### TASK INSTRUCTIONS
Begin with the line that contains "Recreate this image" and end with the line that contains "from matplotlib.patches import Rectangle": copy that span of lines exactly, and nothing outside it.

### TASK MATERIAL
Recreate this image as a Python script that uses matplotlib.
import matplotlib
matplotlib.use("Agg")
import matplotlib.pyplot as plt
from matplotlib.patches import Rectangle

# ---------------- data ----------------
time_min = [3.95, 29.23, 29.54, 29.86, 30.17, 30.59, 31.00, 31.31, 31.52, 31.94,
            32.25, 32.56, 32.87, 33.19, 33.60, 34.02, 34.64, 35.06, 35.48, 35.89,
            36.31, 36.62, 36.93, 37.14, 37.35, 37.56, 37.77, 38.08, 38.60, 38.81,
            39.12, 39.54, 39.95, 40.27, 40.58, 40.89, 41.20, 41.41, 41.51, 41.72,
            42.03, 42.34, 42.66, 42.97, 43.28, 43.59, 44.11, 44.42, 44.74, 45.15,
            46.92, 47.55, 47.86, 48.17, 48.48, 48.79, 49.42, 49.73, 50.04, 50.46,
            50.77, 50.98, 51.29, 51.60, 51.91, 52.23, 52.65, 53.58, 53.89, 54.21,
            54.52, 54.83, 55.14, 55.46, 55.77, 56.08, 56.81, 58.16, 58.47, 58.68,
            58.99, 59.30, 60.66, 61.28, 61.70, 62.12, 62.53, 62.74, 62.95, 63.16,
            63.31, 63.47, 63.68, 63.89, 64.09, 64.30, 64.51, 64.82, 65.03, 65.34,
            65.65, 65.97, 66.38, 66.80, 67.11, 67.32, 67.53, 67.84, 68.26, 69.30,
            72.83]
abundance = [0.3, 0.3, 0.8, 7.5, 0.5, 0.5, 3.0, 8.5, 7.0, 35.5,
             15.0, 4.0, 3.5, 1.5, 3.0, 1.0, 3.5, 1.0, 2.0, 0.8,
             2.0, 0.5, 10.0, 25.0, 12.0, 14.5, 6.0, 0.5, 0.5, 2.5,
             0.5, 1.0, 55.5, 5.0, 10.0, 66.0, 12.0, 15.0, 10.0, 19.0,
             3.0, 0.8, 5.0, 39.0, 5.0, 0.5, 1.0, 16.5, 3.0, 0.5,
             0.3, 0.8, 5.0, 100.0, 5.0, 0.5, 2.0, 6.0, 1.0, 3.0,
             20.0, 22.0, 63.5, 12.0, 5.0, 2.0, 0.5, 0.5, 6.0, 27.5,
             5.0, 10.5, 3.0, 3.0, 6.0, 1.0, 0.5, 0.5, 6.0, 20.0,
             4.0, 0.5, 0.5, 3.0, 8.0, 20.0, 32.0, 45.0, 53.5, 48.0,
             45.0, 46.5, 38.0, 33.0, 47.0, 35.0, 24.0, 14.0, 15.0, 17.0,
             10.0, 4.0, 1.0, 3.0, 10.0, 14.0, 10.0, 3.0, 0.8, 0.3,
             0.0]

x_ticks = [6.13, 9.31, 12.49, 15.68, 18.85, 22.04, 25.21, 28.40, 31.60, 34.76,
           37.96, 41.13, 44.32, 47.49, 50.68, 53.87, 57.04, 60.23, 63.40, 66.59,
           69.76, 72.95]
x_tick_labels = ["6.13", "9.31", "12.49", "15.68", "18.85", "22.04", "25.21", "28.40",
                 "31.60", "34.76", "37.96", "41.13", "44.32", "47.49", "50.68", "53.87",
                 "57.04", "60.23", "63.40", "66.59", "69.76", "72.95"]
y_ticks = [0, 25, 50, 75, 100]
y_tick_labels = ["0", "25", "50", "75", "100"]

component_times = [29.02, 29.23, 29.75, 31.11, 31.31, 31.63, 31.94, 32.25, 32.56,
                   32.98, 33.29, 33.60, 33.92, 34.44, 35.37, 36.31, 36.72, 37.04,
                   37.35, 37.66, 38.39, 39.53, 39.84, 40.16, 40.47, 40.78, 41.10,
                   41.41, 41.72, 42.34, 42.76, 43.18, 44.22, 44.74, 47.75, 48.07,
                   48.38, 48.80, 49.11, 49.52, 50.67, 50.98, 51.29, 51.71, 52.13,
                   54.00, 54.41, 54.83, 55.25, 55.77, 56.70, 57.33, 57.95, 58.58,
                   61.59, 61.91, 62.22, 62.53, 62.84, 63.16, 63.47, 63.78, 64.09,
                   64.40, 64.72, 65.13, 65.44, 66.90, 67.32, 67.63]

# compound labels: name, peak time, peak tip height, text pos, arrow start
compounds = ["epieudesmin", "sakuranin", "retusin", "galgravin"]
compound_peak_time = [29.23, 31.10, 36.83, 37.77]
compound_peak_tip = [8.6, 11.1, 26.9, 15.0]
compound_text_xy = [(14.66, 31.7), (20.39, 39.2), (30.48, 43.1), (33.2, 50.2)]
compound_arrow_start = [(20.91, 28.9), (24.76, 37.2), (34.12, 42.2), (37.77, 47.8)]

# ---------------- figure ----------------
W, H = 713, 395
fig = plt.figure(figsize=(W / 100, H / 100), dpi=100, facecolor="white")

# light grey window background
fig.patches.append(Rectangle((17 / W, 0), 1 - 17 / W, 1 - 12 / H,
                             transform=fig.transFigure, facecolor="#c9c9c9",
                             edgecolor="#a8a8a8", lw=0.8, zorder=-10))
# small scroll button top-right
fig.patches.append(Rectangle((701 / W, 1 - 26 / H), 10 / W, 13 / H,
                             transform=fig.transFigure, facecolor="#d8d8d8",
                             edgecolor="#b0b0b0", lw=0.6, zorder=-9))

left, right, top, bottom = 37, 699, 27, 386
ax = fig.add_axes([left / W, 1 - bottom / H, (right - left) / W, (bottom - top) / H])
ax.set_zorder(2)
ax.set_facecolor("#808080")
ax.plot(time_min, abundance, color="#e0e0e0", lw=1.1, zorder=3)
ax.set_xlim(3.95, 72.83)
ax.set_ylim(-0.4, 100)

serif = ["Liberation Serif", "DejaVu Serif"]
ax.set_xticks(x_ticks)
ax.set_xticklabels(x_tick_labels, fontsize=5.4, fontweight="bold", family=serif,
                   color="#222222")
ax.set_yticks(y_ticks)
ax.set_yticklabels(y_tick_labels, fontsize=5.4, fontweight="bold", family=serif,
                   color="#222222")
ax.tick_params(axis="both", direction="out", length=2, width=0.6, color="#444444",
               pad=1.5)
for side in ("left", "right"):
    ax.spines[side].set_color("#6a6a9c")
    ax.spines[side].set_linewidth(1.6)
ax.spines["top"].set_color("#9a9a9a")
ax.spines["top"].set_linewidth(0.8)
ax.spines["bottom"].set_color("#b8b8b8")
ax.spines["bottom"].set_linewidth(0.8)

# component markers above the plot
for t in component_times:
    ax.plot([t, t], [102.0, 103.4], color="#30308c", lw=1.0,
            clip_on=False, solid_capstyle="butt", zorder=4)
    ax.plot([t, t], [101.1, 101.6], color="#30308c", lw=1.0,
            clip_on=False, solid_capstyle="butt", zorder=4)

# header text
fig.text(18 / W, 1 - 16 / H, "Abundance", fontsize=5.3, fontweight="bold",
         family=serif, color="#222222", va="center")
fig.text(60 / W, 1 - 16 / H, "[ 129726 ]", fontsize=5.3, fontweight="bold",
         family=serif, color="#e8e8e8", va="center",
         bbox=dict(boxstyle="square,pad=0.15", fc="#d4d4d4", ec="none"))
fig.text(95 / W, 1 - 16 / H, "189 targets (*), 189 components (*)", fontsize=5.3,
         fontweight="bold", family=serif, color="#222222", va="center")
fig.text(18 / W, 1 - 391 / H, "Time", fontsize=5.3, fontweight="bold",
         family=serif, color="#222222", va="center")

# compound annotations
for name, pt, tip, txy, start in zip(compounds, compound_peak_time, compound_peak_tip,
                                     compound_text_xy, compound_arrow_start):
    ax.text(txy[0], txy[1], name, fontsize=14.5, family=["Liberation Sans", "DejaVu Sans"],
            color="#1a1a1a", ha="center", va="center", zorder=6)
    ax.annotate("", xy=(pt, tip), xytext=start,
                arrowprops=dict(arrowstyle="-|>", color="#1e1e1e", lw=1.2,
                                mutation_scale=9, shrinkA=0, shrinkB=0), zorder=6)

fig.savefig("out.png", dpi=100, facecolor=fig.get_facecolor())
==
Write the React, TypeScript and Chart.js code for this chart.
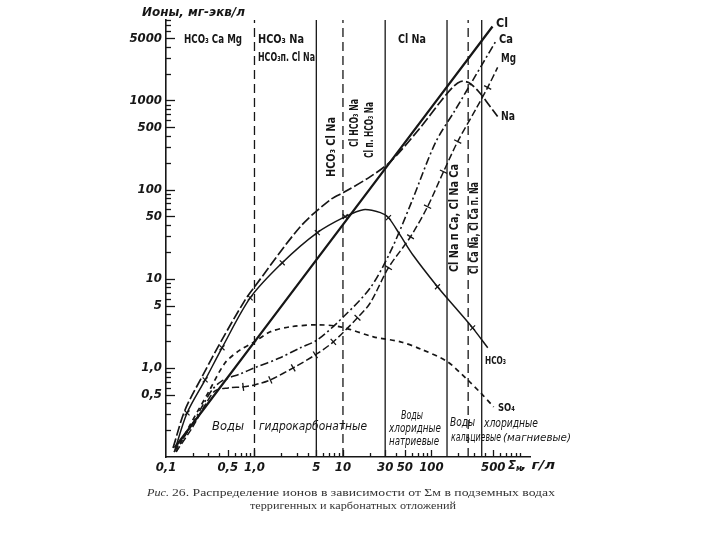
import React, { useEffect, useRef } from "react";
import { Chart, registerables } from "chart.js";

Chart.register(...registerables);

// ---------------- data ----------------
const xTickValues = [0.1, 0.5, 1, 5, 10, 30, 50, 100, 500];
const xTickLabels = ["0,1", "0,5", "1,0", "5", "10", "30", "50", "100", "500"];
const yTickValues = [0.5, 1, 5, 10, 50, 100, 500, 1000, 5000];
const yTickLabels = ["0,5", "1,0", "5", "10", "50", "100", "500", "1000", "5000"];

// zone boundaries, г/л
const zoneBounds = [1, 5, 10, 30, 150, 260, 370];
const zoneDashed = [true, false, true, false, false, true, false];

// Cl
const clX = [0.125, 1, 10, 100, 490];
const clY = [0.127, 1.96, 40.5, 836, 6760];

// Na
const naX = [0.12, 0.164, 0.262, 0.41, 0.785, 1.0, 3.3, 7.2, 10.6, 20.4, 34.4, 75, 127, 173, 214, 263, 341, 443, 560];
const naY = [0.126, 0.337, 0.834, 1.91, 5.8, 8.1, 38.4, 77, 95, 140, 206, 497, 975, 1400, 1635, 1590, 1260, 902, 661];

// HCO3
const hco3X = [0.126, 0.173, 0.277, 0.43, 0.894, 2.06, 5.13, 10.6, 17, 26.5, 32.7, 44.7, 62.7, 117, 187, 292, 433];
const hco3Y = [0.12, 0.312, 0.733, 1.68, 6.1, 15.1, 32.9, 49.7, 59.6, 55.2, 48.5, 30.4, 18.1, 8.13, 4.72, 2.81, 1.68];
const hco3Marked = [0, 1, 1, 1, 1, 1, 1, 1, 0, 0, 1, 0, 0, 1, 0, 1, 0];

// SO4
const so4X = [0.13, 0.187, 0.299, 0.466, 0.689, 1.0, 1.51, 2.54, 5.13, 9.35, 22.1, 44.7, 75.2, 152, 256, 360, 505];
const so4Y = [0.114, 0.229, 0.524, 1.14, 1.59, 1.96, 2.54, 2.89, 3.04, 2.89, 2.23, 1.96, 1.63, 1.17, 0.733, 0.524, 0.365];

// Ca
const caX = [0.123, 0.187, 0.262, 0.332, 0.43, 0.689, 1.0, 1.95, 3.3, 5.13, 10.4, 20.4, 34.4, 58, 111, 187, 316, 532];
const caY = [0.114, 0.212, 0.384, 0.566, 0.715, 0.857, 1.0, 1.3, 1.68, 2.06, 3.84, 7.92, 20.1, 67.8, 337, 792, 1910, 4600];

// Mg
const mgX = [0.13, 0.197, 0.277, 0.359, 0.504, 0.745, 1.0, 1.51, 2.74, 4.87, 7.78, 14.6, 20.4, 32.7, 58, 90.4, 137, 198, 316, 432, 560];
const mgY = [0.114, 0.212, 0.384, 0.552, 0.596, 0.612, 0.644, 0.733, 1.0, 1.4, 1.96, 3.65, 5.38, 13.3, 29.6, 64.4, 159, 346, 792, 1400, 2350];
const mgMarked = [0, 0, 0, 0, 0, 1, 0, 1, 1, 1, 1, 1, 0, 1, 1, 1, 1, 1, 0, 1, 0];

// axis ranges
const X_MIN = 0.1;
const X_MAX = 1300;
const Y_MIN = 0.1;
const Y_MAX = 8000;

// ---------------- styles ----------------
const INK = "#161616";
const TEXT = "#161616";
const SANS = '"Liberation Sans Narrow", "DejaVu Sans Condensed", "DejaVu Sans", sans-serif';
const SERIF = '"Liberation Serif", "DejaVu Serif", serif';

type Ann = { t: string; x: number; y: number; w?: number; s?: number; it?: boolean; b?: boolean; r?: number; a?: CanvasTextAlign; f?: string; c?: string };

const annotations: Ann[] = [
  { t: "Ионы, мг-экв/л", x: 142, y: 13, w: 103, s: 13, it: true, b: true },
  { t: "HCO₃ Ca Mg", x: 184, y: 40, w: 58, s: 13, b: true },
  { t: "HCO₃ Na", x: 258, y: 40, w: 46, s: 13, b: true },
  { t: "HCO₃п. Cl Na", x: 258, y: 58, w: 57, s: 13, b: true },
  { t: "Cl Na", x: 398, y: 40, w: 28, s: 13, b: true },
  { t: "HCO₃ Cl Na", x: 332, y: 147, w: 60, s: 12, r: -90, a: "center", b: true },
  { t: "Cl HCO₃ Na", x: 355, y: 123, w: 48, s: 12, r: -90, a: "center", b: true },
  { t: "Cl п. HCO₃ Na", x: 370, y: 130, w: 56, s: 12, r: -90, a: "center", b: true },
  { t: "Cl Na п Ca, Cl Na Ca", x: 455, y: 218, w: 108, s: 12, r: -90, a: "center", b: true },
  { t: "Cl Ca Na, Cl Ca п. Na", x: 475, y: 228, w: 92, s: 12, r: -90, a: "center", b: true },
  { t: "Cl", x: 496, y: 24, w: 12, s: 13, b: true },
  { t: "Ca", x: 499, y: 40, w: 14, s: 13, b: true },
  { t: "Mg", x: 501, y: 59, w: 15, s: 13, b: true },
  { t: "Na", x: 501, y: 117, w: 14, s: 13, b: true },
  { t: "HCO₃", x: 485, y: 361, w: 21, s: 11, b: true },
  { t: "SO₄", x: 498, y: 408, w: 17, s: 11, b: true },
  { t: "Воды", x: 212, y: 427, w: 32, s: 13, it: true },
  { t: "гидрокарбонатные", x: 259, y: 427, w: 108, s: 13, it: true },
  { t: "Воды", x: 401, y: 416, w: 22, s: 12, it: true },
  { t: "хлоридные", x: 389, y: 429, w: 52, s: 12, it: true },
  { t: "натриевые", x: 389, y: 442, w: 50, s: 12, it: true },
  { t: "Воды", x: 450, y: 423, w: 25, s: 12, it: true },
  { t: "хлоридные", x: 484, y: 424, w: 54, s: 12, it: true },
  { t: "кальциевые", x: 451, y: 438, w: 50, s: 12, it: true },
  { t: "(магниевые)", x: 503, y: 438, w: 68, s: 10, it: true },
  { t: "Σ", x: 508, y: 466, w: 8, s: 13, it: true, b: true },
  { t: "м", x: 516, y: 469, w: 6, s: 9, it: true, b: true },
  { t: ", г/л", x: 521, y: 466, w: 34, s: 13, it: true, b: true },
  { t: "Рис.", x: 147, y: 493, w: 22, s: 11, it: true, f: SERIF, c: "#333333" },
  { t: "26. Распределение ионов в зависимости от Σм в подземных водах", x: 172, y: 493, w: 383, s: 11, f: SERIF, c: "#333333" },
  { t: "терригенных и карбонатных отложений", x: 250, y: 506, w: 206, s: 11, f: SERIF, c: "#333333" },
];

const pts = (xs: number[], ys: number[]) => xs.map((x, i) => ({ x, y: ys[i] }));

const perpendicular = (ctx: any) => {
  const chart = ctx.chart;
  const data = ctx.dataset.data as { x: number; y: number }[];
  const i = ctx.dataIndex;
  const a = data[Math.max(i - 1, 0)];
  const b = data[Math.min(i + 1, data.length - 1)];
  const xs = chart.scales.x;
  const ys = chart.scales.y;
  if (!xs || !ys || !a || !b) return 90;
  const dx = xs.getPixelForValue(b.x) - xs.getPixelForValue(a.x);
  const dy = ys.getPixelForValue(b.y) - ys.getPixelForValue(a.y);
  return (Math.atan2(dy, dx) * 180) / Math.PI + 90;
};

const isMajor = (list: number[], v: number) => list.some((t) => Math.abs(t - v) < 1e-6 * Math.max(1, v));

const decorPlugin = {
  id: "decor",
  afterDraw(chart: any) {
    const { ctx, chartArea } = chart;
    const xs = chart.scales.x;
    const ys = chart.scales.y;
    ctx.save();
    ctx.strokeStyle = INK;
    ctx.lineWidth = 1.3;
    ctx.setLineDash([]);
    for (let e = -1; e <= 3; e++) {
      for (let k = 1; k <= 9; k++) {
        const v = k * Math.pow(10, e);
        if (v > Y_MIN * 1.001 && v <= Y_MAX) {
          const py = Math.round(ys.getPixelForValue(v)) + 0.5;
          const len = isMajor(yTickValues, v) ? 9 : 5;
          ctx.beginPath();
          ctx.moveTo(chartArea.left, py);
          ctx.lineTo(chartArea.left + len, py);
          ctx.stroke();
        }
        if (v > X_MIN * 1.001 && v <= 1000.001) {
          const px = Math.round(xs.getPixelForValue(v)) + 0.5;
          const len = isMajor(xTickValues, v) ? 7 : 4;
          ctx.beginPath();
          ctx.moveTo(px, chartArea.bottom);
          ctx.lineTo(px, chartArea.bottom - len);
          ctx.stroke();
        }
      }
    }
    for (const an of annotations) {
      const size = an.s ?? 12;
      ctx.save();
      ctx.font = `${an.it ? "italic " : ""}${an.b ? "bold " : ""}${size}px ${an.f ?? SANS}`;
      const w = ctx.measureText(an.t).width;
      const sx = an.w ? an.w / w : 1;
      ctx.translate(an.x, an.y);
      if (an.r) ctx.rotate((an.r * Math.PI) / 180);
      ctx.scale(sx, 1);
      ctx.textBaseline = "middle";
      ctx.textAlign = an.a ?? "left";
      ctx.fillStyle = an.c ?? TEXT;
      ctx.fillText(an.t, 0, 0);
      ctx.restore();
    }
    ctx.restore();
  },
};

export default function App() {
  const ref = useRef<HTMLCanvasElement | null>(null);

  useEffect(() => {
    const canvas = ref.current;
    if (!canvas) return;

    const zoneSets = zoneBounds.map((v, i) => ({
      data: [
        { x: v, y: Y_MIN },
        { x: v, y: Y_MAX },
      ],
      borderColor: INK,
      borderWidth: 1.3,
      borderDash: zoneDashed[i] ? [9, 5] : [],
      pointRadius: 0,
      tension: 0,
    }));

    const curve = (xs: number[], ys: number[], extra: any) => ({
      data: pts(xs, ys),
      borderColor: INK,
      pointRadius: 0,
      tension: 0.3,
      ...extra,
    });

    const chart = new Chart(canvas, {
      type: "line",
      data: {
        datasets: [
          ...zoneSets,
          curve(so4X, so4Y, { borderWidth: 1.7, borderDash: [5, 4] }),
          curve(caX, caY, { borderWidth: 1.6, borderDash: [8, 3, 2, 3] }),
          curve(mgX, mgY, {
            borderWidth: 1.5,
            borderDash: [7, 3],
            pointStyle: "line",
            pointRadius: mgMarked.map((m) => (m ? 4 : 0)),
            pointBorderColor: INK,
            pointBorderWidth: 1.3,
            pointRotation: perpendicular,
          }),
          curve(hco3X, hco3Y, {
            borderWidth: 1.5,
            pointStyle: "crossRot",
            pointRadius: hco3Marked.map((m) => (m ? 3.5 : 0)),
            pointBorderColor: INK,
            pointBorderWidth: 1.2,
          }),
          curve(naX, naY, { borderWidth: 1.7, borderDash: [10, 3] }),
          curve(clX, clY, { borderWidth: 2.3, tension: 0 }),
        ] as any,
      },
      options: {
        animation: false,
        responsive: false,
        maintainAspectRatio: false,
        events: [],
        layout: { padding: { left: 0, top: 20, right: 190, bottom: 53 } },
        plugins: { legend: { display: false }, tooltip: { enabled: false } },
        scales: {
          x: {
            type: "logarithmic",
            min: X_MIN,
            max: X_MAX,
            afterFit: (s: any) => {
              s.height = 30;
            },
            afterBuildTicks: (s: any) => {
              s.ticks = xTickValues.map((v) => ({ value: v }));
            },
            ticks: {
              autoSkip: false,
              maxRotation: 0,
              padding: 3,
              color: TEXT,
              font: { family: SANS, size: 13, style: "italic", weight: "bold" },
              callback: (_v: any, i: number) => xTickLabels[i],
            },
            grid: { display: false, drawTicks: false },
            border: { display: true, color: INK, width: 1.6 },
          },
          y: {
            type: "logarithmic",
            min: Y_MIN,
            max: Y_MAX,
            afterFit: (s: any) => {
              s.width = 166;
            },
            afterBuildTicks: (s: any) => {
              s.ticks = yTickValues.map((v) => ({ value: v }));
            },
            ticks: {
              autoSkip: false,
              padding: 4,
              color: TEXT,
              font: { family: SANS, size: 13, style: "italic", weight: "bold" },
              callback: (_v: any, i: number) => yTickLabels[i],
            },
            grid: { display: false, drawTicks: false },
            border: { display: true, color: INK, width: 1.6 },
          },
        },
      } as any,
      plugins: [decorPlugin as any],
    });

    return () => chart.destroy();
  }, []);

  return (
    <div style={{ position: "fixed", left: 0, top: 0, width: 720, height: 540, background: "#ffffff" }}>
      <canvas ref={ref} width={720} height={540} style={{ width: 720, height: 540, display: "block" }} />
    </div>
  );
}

### TASK RESPONSE
Recreate this image as a Python script that uses matplotlib.
import matplotlib
matplotlib.use("Agg")
import matplotlib.pyplot as plt
from matplotlib.patches import Rectangle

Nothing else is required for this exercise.